I Am Enough
It's been a year of learning and growing. Last year at Thanksgiving, my husband bought us 23andMe genetic tests. We sent them off with anticipation of perhaps learning more about my Dad. You see, he walked out of the picture when my mom got pregnant. They were in the Air Force and as the story goes, he didn't want to be a dad so he left.
Last winter, with the genetic tests pending and my mom's health failing, she started to open up. I got the tests back and made contact with a cousin. I went to visit my mom and she took out her trunk which she had not opened in fifty years. I think I can actually remember the last time she was in that trunk putting something away there. Perhaps my old doll we found was that last addition.
We read through old yearbooks, dug through treasures and read letters she found from my dad. Her memory of that time is gone. It was a challenging time of her life and she closed the door and walked away. In reading the letters, we learned they were in love. There was even a letter from his mother to my mom telling how excited she was to have my mom be part of their family.
But something happened. My mom doesn't remember. But by the time she was three months pregnant, she was on her way home to live with my grandparents. She and my grandmother created a story to make her coming home acceptable to my grandfather and the rest of their world. My mom had gotten married but when she got pregnant so early in the marriage my dad had walked out. That was the story I grew up with.
In my 40's my mom came clean about the basics of the story. But the romantic story we found in those letters put a whole different spin on the events surrounding my conception.

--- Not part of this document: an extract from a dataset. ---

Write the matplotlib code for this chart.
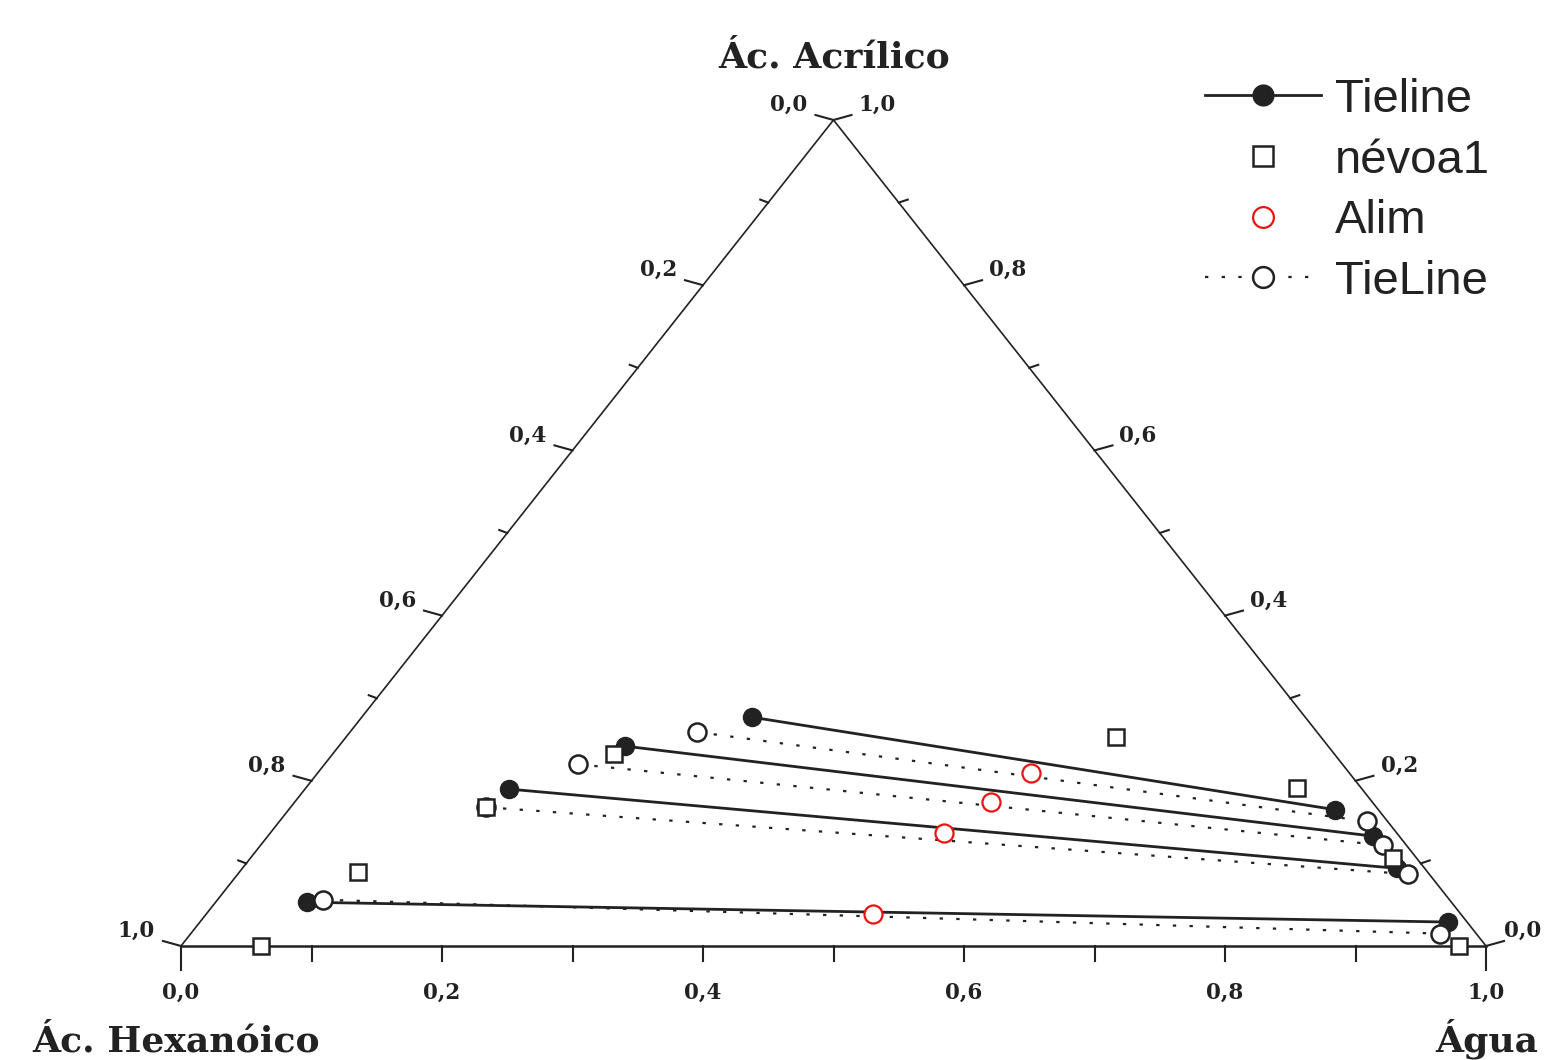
import numpy as np
from matplotlib import pyplot as plt

dpi = 100
figsize = (1544 / dpi, 1060 / dpi)
ink = '#222222'

# fractions read as (Ác. Acrílico, Água); Ác. Hexanóico = 1 - both
# Tieline (filled circles): extract side / water-rich side
tie_ext_acr = [0.277, 0.242, 0.190, 0.053]
tie_ext_wat = [0.299, 0.219, 0.156, 0.070]
tie_raf_acr = [0.165, 0.133, 0.094, 0.029]
tie_raf_wat = [0.802, 0.847, 0.885, 0.956]

# TieLine (open circles, dotted)
calc_ext_acr = [0.259, 0.220, 0.168, 0.056]
calc_ext_wat = [0.266, 0.194, 0.150, 0.081]
calc_raf_acr = [0.151, 0.122, 0.087, 0.015]
calc_raf_wat = [0.833, 0.860, 0.897, 0.957]

# névoa1
nevoa_acr = [0.0, 0.090, 0.168, 0.232, 0.253, 0.191, 0.107, 0.0]
nevoa_wat = [0.061, 0.091, 0.150, 0.216, 0.590, 0.760, 0.875, 0.979]

# Alim
alim_acr = [0.209, 0.174, 0.137, 0.039]
alim_wat = [0.547, 0.534, 0.516, 0.511]

tick_vals = np.round(np.arange(0, 1.01, 0.1), 1)
label_vals = [0.0, 0.2, 0.4, 0.6, 0.8, 1.0]


def tern(acr, wat):
    acr = np.asarray(acr, dtype=float)
    wat = np.asarray(wat, dtype=float)
    return wat + acr / 2, acr


def fmt(v):
    return '{:.1f}'.format(v).replace('.', ',')


fig = plt.figure(figsize=figsize, dpi=dpi)
ax = fig.add_axes([181 / 1544, 114 / 1060, 1305 / 1544, 826 / 1060])
ax.set_xlim(0, 1)
ax.set_ylim(0, 1)
ax.axis('off')

# one pixel in data units
px = 1 / 1305
py = 1 / 826
pt = 0.72  # points per pixel

# triangle
ax.plot([0, 0.5, 1], [0, 1, 0], '-', color=ink, lw=1.2, clip_on=False)
ax.plot([0, 1], [0, 0], '-', color=ink, lw=1.8, clip_on=False)

# ticks
for v in tick_vals:
    major = v in label_vals
    # bottom (Água)
    L = 24 if v in (0.0, 1.0) else 15
    ax.plot([v, v], [0, -L * py], '-', color=ink, lw=1.5, clip_on=False)
    # left (Ác. Hexanóico)
    x, y = tern(1 - v, 0)
    dx, dy = (18, 5) if major else (8, 3)
    ax.plot([x, x - dx * px], [y, y + dy * py], '-', color=ink, lw=1.5, clip_on=False)
    # right (Ác. Acrílico)
    x, y = tern(v, 1 - v)
    dx, dy = (18, 5) if major else (9, 3)
    ax.plot([x, x + dx * px], [y, y + dy * py], '-', color=ink, lw=1.5, clip_on=False)

tick_font = dict(family='DejaVu Serif', weight='bold', size=15.5, color=ink)
for v in label_vals:
    ax.annotate(fmt(v), xy=(v, 0), xytext=(0, -47 * pt), textcoords='offset points',
                ha='center', va='center', **tick_font)
    ax.annotate(fmt(v), xy=tern(1 - v, 0), xytext=(-26 * pt, 15 * pt),
                textcoords='offset points', ha='right', va='center', **tick_font)
    off = 18 if v == 0.0 else 25  # keep the corner label inside the figure
    ax.annotate(fmt(v), xy=tern(v, 1 - v), xytext=(off * pt, 15 * pt),
                textcoords='offset points', ha='left', va='center', **tick_font)

title_font = dict(family='DejaVu Serif', weight='bold', size=26, color=ink)
ax.annotate('Ác. Acrílico', xy=(0.5, 1), xytext=(1 * pt, 62 * pt),
            textcoords='offset points', ha='center', va='center', **title_font)
ax.annotate('Ác. Hexanóico', xy=(0, 0), xytext=(-5 * pt, -95 * pt),
            textcoords='offset points', ha='center', va='center', **title_font)
ax.annotate('Água', xy=(1, 0), xytext=(1 * pt, -93 * pt),
            textcoords='offset points', ha='center', va='center', **title_font)

# data
ms = 13
for i in range(len(tie_ext_acr)):
    xs, ys = tern([tie_ext_acr[i], tie_raf_acr[i]], [tie_ext_wat[i], tie_raf_wat[i]])
    h1, = ax.plot(xs, ys, '-o', color=ink, lw=2, ms=ms, mfc=ink, mec=ink,
                  zorder=3, clip_on=False)
    xs, ys = tern([calc_ext_acr[i], calc_raf_acr[i]], [calc_ext_wat[i], calc_raf_wat[i]])
    h4, = ax.plot(xs, ys, 'o', ls=(0, (1.5, 6)), color=ink, lw=1.6, ms=ms, mfc='white',
                  mec=ink, mew=1.8, zorder=4, clip_on=False)

xs, ys = tern(nevoa_acr, nevoa_wat)
h2, = ax.plot(xs, ys, 's', ls='none', ms=12, mfc='white', mec=ink, mew=1.8,
              zorder=5, clip_on=False)
xs, ys = tern(alim_acr, alim_wat)
h3, = ax.plot(xs, ys, 'o', ls='none', ms=ms, mfc='white', mec='#ee1111', mew=1.6,
              zorder=6, clip_on=False)

leg = ax.legend([h1, h2, h3, h4], ['Tieline', 'névoa1', 'Alim', 'TieLine'],
                loc='upper left', bbox_to_anchor=(1205 / 1544, 1 - 78 / 1060),
                bbox_transform=fig.transFigure, frameon=False, borderpad=0,
                borderaxespad=0, handlelength=2.45, handletextpad=0.3,
                labelspacing=0.35, markerscale=1.15,
                prop={'family': 'Liberation Sans', 'size': 34})
for t in leg.get_texts():
    t.set_color(ink)

fig.savefig('out.png', dpi=dpi)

I was born in 1958. There was one letter, written in 1962 from my dad to my mom. Except for one line about me, the letter was really rude. He wanted to know if she was still fat. Of course, he'd still love her, but it would be great if she would lose the weight. I asked her if she'd responded to the letter and she said no. By the time she'd received that letter, she had gone back to school and created a life for us that had no place for him.
The one line in the letter said, "Tell Debbie I love her." My birth name was Debra Lee. I changed it in my 30's to Victoria Debra. Tell Debbie I love her. I never knew. I grew up my whole life not knowing. I thought he didn't want me. The truth is, he didn't want me enough to come to find us, to actually meet me. But he'd reached out. That was the last contact.
My dad is gone now. And my mom will be in a matter of months. Their story is over. But for me, the change of that one line is slowly percolating in my psyche. He loved me.
What do I need to unlearn in order to become who I am meant to become? I need to unlearn that I wasn't lovable. That I wasn't enough for a dad to want me. He loved me. I am lovable and I am enough.
Often the stories we tell ourselves about our life either aren't true or don't have all the information. Learning the truth can be freeing. You are lovable. You are enough.